Short exercise: Drop the pictures, then extract the listing word for word.

Source data:
--- START ---
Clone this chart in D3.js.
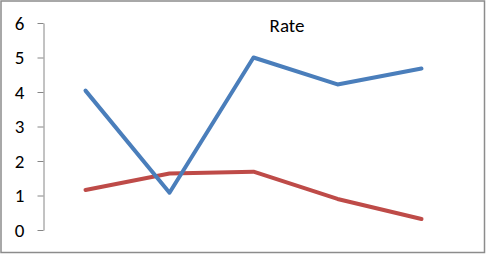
<!DOCTYPE html>
<html>
<head>
<meta charset="utf-8">
<script src="https://cdn.jsdelivr.net/npm/d3@7"></script>
<style>
  body { margin: 0; background: #fff; }
  svg { display: block; }
</style>
</head>
<body>
<div id="chart"></div>
<script>
// chart data
var categories = ["1", "2", "3", "4", "5"];
var blueValues = [4.04, 1.08, 5.0, 4.22, 4.68];
var redValues = [1.16, 1.64, 1.69, 0.9, 0.32];
var yTicks = [0, 1, 2, 3, 4, 5, 6];
var title = "Rate";

var W = 486, H = 254;
var margin = { top: 23, right: 22, bottom: 24, left: 43.5 },
    width = W - margin.left - margin.right,
    height = H - margin.top - margin.bottom;

var svg = d3.select("#chart")
    .append("svg")
    .attr("width", W)
    .attr("height", H);

// outer frame
svg.append("rect")
    .attr("x", 1).attr("y", 1)
    .attr("width", W - 2.5).attr("height", H - 2.5)
    .attr("fill", "#fff")
    .attr("stroke", "#8c8c8c")
    .attr("stroke-width", 1.5);

var g = svg.append("g")
    .attr("transform", "translate(" + margin.left + "," + margin.top + ")");

var x = d3.scaleBand().domain(categories).range([0, 5 * 84]);
var y = d3.scaleLinear().domain([0, 6]).range([207, 0]);

// y axis
var yAxis = g.append("g")
    .call(d3.axisLeft(y).tickValues(yTicks).tickSize(6).tickSizeOuter(0).tickPadding(13).tickFormat(d3.format("d")));
yAxis.select(".domain").attr("stroke", "#868686");
yAxis.selectAll(".tick line").attr("stroke", "#868686");
yAxis.selectAll("text")
    .attr("font-family", "Carlito, 'Liberation Sans', Arial, sans-serif")
    .attr("font-size", 19)
    .attr("fill", "#000");

var line = d3.line()
    .x(function (d, i) { return x(categories[i]) + x.bandwidth() / 2; })
    .y(function (d) { return y(d); });

g.append("path")
    .datum(redValues)
    .attr("d", line)
    .attr("fill", "none")
    .attr("stroke", "#BE4B48")
    .attr("stroke-width", 4)
    .attr("stroke-linejoin", "round")
    .attr("stroke-linecap", "round");

g.append("path")
    .datum(blueValues)
    .attr("d", line)
    .attr("fill", "none")
    .attr("stroke", "#4A7EBB")
    .attr("stroke-width", 4)
    .attr("stroke-linejoin", "round")
    .attr("stroke-linecap", "round");

// title
svg.append("text")
    .attr("x", 287).attr("y", 32)
    .attr("text-anchor", "middle")
    .attr("font-family", "Carlito, 'Liberation Sans', Arial, sans-serif")
    .attr("font-size", 19)
    .attr("fill", "#000")
    .text(title);
</script>
</body>
</html>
--- END ---
Solution:
Clone this chart in D3.js.
<!DOCTYPE html>
<html>
<head>
<meta charset="utf-8">
<script src="https://cdn.jsdelivr.net/npm/d3@7"></script>
<style>
  body { margin: 0; background: #fff; }
  svg { display: block; }
</style>
</head>
<body>
<div id="chart"></div>
<script>
// chart data
var categories = ["1", "2", "3", "4", "5"];
var blueValues = [4.04, 1.08, 5.0, 4.22, 4.68];
var redValues = [1.16, 1.64, 1.69, 0.9, 0.32];
var yTicks = [0, 1, 2, 3, 4, 5, 6];
var title = "Rate";

var W = 486, H = 254;
var margin = { top: 23, right: 22, bottom: 24, left: 43.5 },
    width = W - margin.left - margin.right,
    height = H - margin.top - margin.bottom;

var svg = d3.select("#chart")
    .append("svg")
    .attr("width", W)
    .attr("height", H);

// outer frame
svg.append("rect")
    .attr("x", 1).attr("y", 1)
    .attr("width", W - 2.5).attr("height", H - 2.5)
    .attr("fill", "#fff")
    .attr("stroke", "#8c8c8c")
    .attr("stroke-width", 1.5);

var g = svg.append("g")
    .attr("transform", "translate(" + margin.left + "," + margin.top + ")");

var x = d3.scaleBand().domain(categories).range([0, 5 * 84]);
var y = d3.scaleLinear().domain([0, 6]).range([207, 0]);

// y axis
var yAxis = g.append("g")
    .call(d3.axisLeft(y).tickValues(yTicks).tickSize(6).tickSizeOuter(0).tickPadding(13).tickFormat(d3.format("d")));
yAxis.select(".domain").attr("stroke", "#868686");
yAxis.selectAll(".tick line").attr("stroke", "#868686");
yAxis.selectAll("text")
    .attr("font-family", "Carlito, 'Liberation Sans', Arial, sans-serif")
    .attr("font-size", 19)
    .attr("fill", "#000");

var line = d3.line()
    .x(function (d, i) { return x(categories[i]) + x.bandwidth() / 2; })
    .y(function (d) { return y(d); });

g.append("path")
    .datum(redValues)
    .attr("d", line)
    .attr("fill", "none")
    .attr("stroke", "#BE4B48")
    .attr("stroke-width", 4)
    .attr("stroke-linejoin", "round")
    .attr("stroke-linecap", "round");

g.append("path")
    .datum(blueValues)
    .attr("d", line)
    .attr("fill", "none")
    .attr("stroke", "#4A7EBB")
    .attr("stroke-width", 4)
    .attr("stroke-linejoin", "round")
    .attr("stroke-linecap", "round");

// title
svg.append("text")
    .attr("x", 287).attr("y", 32)
    .attr("text-anchor", "middle")
    .attr("font-family", "Carlito, 'Liberation Sans', Arial, sans-serif")
    .attr("font-size", 19)
    .attr("fill", "#000")
    .text(title);
</script>
</body>
</html>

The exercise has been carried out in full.